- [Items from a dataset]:
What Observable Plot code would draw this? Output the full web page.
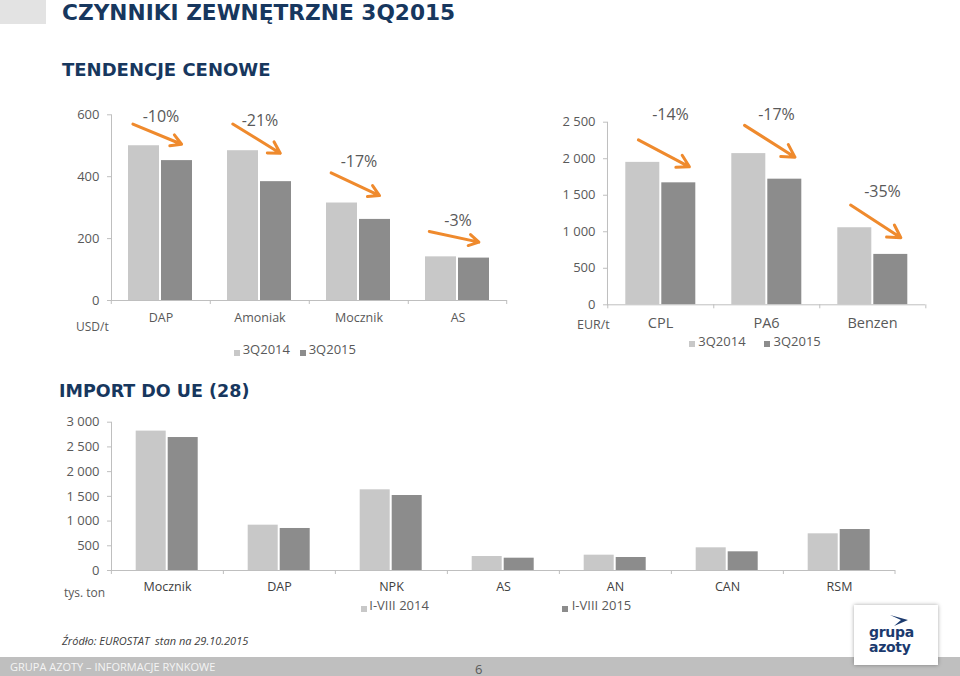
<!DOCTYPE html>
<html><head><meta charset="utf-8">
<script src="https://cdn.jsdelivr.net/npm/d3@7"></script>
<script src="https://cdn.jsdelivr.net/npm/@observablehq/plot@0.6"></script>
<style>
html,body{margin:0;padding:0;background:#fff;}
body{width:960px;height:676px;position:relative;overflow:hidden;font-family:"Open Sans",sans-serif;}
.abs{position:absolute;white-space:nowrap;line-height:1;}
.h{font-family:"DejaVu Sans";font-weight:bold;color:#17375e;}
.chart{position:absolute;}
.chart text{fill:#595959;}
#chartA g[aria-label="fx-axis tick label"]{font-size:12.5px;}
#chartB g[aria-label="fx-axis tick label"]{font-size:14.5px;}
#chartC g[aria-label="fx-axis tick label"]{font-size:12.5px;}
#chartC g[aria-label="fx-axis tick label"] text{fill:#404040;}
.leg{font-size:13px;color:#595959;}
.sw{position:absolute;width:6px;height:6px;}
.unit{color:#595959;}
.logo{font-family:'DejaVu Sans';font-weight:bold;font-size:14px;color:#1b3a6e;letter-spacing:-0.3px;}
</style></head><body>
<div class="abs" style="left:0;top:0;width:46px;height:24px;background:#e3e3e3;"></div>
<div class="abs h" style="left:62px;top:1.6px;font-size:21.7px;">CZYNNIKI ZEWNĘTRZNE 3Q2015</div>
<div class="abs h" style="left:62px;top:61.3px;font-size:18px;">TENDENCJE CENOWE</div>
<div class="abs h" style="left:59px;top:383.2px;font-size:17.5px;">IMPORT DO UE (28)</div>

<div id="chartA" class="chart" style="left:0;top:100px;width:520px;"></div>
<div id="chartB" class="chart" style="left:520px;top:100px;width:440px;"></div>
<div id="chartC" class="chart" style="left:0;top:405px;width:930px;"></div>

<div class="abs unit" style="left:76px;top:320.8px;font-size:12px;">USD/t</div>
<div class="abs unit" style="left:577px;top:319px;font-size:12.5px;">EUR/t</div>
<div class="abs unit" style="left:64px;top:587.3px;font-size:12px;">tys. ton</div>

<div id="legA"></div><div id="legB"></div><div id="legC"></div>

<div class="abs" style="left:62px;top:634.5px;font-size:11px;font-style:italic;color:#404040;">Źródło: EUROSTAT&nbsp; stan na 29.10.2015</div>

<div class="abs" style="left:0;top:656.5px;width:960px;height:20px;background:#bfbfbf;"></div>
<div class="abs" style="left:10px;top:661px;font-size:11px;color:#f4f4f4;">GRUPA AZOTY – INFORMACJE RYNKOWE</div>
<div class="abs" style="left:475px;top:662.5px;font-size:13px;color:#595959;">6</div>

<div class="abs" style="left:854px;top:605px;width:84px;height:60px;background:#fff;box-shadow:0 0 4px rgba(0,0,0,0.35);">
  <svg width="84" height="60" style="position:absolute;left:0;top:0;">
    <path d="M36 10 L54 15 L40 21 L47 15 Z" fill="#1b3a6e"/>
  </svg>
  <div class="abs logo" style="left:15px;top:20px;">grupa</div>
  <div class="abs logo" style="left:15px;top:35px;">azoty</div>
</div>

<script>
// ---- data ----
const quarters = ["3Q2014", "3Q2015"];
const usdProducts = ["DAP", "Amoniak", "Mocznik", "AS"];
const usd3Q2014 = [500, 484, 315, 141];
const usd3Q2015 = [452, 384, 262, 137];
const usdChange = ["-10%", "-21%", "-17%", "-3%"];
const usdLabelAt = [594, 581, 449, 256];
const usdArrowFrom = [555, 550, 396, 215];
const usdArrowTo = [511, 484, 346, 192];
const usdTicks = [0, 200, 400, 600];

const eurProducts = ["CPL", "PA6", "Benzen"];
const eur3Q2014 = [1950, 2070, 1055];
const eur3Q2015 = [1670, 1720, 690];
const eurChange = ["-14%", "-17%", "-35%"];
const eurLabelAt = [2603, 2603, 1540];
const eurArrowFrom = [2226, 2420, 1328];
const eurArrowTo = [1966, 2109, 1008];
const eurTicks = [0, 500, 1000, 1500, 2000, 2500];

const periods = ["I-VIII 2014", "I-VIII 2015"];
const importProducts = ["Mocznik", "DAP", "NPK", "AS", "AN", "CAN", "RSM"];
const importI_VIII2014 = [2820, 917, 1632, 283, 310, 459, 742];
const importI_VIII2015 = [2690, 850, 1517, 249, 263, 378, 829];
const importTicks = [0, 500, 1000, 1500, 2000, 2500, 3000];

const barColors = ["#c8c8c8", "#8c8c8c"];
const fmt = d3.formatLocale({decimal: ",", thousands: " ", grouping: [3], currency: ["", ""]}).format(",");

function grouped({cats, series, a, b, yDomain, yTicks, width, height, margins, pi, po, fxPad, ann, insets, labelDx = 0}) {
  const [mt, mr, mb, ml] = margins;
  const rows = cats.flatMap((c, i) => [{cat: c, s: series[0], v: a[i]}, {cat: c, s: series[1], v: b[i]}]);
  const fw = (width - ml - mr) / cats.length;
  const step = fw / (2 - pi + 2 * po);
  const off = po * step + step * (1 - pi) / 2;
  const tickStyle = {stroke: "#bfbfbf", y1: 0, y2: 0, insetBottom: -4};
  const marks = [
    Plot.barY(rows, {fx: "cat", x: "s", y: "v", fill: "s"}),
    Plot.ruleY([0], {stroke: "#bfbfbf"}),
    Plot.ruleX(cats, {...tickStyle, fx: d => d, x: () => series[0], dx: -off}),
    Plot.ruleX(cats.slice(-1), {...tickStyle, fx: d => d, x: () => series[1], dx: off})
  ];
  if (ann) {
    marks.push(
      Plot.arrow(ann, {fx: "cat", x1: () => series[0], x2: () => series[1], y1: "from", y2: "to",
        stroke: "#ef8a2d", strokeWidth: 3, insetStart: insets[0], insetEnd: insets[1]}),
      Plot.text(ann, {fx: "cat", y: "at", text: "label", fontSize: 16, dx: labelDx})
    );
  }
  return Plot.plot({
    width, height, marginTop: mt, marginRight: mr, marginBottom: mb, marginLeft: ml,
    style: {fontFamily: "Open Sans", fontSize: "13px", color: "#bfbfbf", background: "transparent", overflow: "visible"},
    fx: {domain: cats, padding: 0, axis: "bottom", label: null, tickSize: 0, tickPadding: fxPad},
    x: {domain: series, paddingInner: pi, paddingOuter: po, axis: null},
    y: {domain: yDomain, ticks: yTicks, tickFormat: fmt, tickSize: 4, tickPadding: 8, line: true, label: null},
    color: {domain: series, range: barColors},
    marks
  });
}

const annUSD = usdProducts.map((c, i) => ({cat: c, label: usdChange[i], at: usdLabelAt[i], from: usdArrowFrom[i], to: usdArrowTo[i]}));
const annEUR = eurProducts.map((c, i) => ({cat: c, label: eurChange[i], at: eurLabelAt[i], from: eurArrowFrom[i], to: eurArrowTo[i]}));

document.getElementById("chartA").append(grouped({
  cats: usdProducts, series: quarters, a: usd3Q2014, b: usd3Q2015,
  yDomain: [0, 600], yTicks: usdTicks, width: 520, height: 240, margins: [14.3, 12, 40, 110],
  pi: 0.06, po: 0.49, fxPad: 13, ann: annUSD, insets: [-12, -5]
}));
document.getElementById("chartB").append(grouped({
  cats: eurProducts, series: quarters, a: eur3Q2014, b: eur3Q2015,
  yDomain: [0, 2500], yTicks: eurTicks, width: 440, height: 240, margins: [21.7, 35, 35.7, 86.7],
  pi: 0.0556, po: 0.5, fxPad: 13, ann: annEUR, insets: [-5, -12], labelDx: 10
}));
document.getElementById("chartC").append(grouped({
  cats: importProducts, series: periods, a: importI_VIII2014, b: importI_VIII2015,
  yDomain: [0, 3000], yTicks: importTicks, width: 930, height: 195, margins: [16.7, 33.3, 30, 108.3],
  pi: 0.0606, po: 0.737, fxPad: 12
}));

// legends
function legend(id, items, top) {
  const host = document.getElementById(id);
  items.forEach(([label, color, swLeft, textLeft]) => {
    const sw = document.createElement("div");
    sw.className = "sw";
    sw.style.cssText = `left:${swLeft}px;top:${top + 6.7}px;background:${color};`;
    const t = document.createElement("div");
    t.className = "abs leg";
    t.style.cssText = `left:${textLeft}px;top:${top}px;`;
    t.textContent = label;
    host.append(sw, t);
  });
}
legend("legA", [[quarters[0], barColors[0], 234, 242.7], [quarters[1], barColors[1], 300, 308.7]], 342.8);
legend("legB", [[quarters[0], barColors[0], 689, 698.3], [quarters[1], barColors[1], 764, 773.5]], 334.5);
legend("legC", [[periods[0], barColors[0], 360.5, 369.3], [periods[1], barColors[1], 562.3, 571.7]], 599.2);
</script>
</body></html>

==

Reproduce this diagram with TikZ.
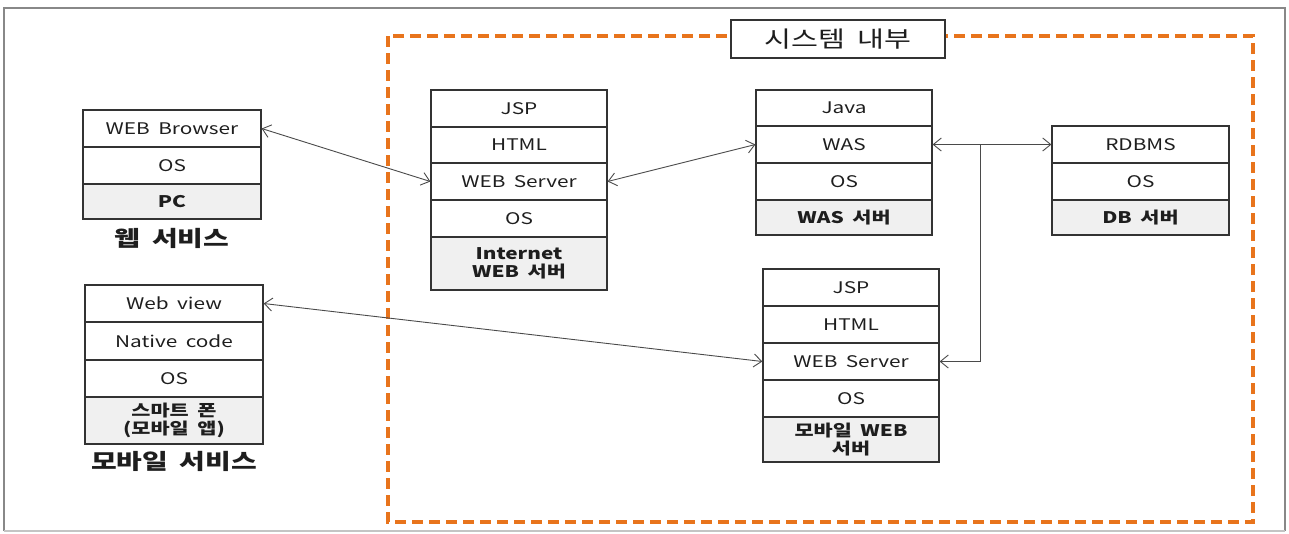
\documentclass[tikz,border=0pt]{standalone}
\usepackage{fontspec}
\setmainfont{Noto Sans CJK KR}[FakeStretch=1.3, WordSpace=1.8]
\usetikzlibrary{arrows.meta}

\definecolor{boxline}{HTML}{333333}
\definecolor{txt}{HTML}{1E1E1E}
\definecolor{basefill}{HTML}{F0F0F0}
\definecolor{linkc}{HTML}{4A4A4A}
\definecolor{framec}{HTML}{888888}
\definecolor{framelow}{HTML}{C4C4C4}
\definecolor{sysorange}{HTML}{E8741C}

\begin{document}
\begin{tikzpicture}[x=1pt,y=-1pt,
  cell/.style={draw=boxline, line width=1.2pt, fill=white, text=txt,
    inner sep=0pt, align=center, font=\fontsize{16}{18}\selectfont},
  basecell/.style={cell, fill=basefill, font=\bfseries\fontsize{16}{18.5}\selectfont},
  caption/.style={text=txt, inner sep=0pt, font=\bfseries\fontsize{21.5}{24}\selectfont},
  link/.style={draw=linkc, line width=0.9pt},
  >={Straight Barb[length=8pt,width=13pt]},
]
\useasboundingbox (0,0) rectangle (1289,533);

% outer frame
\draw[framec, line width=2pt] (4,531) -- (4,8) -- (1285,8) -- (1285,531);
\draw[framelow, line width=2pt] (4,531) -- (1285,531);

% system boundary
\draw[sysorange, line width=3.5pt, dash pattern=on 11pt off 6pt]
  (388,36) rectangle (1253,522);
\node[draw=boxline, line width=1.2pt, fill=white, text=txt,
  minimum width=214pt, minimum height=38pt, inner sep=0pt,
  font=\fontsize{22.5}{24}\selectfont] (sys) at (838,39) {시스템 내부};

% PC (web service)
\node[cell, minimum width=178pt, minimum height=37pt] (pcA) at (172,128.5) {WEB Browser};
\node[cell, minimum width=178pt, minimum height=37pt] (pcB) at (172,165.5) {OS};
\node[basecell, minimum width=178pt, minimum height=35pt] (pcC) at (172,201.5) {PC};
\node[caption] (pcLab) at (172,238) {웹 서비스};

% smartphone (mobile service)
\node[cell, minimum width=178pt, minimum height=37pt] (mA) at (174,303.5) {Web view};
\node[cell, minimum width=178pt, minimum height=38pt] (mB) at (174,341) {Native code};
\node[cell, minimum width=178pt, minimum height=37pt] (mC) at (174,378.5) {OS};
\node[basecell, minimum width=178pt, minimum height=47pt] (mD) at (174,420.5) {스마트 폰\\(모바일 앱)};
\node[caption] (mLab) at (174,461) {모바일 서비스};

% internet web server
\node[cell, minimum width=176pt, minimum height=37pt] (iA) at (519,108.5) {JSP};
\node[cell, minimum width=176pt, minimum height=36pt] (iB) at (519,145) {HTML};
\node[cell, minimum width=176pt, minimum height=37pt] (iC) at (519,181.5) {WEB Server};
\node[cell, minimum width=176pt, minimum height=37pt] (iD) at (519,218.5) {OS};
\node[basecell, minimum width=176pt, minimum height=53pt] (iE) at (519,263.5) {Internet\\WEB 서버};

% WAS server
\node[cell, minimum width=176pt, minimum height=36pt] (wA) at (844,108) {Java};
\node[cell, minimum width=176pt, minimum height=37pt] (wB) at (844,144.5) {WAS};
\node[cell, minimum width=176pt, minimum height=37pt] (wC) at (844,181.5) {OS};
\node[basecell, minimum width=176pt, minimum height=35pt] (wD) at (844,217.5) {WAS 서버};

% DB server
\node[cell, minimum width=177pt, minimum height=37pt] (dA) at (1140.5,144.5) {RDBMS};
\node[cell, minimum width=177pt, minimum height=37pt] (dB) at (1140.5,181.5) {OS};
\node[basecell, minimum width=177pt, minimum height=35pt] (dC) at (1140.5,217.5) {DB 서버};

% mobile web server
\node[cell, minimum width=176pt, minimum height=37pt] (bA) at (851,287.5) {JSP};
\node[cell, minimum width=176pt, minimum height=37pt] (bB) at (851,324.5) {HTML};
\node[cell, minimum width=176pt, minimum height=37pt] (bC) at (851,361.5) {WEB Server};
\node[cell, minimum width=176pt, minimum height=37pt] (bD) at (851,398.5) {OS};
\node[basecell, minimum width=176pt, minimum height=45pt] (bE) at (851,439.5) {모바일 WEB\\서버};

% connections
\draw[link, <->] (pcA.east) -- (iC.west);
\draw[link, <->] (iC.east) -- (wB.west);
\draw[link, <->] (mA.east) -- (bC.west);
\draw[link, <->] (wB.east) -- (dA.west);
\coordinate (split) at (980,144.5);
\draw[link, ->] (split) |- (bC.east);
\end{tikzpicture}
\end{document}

...

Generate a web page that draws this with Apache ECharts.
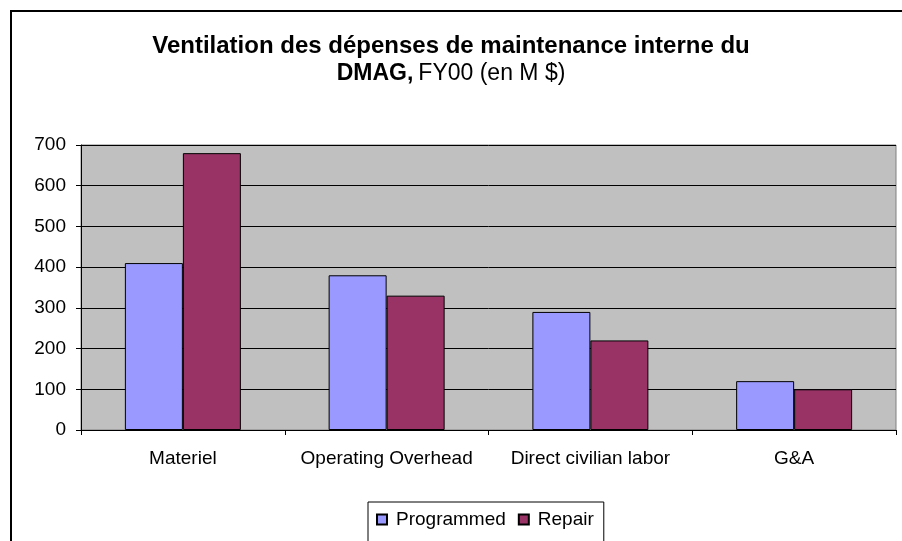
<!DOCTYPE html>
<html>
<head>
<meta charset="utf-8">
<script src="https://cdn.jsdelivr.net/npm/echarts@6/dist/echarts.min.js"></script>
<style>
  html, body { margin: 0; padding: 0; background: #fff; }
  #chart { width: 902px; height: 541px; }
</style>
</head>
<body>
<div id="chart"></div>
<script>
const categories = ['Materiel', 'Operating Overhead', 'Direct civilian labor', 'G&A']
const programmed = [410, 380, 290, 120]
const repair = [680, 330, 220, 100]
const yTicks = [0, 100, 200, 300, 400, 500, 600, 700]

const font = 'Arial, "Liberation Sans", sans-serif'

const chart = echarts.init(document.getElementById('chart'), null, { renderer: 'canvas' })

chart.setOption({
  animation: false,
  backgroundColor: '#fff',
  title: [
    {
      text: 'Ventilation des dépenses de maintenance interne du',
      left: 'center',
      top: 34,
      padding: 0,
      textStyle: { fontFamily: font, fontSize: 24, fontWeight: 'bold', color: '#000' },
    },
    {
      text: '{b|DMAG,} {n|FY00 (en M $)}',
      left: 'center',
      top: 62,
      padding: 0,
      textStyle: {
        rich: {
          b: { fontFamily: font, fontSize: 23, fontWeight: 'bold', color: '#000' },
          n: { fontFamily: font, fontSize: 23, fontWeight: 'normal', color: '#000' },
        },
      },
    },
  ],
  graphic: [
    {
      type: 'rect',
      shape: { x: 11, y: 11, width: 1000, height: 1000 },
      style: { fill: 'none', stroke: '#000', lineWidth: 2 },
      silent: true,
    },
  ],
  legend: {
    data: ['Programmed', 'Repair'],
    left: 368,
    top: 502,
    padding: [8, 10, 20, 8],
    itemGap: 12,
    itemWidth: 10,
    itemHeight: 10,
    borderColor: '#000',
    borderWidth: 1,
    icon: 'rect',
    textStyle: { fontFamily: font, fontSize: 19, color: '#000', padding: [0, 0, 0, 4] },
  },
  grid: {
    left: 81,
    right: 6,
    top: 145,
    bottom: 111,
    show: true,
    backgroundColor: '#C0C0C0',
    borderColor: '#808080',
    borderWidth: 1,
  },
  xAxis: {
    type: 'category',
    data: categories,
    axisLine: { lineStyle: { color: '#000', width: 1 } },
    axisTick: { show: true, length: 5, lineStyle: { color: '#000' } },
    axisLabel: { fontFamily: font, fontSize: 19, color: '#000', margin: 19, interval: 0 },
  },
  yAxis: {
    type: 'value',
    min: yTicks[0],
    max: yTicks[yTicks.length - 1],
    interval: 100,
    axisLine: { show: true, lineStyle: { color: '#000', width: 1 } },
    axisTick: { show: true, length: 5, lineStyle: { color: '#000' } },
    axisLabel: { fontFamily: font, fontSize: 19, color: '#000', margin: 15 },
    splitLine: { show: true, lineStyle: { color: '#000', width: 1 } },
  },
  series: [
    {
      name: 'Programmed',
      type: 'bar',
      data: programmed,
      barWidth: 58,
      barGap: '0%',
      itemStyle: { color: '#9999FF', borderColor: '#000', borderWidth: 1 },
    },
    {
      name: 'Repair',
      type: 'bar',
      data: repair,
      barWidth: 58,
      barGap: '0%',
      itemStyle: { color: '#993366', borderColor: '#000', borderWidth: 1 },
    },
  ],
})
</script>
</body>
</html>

- [THE TASK]: Using the records given above, list every line that includes the word "with".

- [RESULT]:
Reproduce this diagram with TikZ.
Generate a web page that draws this with Apache ECharts.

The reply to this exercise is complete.